> [Written problem]: Every line that holds "seaborn" should be shown.

> [Source data]:
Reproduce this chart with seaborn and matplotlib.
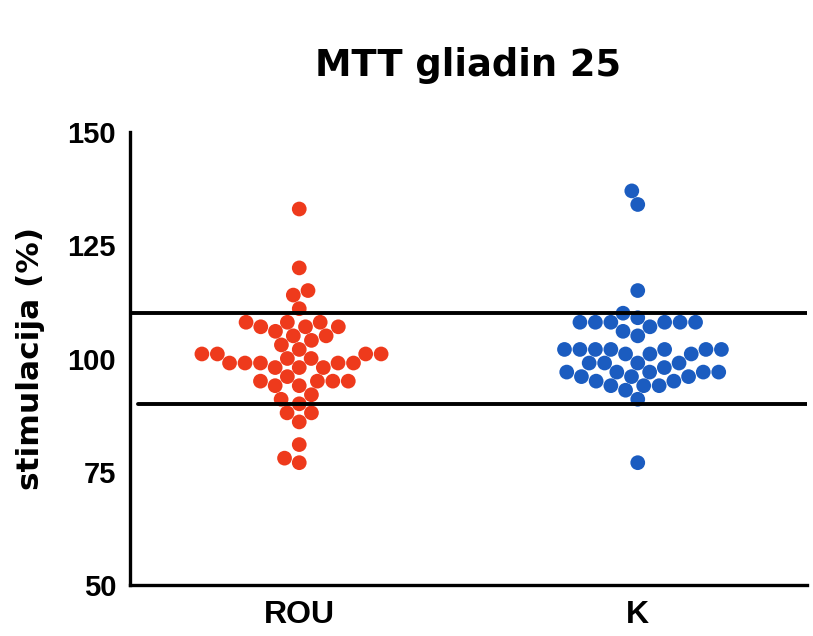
import matplotlib
matplotlib.use("Agg")
import matplotlib.pyplot as plt
import seaborn as sns
import pandas as pd

categories = ["ROU", "K"]
rou_values = [133, 120, 115, 114, 111, 108, 108, 108, 107, 107, 107, 106,
              105, 105, 104, 103, 100, 99, 101, 99, 101, 98, 101, 98, 101,
              98, 102, 99, 99, 100, 99, 96, 95, 95, 94, 94, 95, 95, 92, 91,
              90, 88, 88, 86, 81, 77, 78]
k_values = [137, 134, 115, 110, 109, 108, 108, 108, 108, 107, 108, 108, 106,
            105, 102, 102, 102, 101, 102, 102, 102, 102, 101, 101, 99, 97,
            95, 99, 97, 95, 98, 96, 94, 97, 96, 97, 96, 99, 97, 99, 93, 94,
            94, 91, 77]
ref_lines = [110, 90]
y_ticks = [50, 75, 100, 125, 150]
colors = {"ROU": "#EE3A1C", "K": "#1B5CC0"}

df = pd.DataFrame({
    "group": ["ROU"] * len(rou_values) + ["K"] * len(k_values),
    "value": rou_values + k_values,
})

sns.set_style("white")
plt.rcParams["font.family"] = ["Liberation Sans", "DejaVu Sans"]
plt.rcParams["text.color"] = "black"
plt.rcParams["axes.labelcolor"] = "black"
plt.rcParams["xtick.color"] = "black"
plt.rcParams["ytick.color"] = "black"

fig = plt.figure(figsize=(8.13, 6.36), dpi=100)
fig.patch.set_facecolor("white")
ax = fig.add_axes([130 / 813, 1 - 585 / 636, (807 - 130) / 813, (585 - 132) / 636])

sns.swarmplot(data=df, x="group", y="value", hue="group", order=categories,
              palette=colors, size=10.6, linewidth=0, legend=False, ax=ax,
              zorder=3)

ax.axhline(ref_lines[0], color="black", linewidth=2.8, zorder=4)
ax.axhline(ref_lines[1], xmin=0.012, color="black", linewidth=2.8, zorder=4)

ax.set_xlim(-0.5, 1.5)
ax.set_ylim(50, 150)
ax.set_yticks(y_ticks)
ax.set_yticklabels([str(t) for t in y_ticks])

for s in ["top", "right"]:
    ax.spines[s].set_visible(False)
for s in ["left", "bottom"]:
    ax.spines[s].set_linewidth(2.4)
    ax.spines[s].set_color("black")

ax.tick_params(axis="y", direction="out", length=9, width=2.2, pad=1,
               labelsize=21, colors="black")
ax.tick_params(axis="x", direction="out", length=8, width=2.2, pad=3,
               labelsize=23, colors="black")
for lab in ax.get_yticklabels() + ax.get_xticklabels():
    lab.set_fontweight("bold")

ax.set_xlabel("")
ax.set_ylabel("stimulacija (%)", fontsize=22.5, fontweight="bold",
              family="DejaVu Sans", labelpad=16, color="black")
ax.set_title("MTT gliadin 25", fontsize=26.5, fontweight="bold",
             family="DejaVu Sans", pad=40, color="black")

fig.savefig("out.png", dpi=100, facecolor="white")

> [Task response]:
Reproduce this chart with seaborn and matplotlib.
import seaborn as sns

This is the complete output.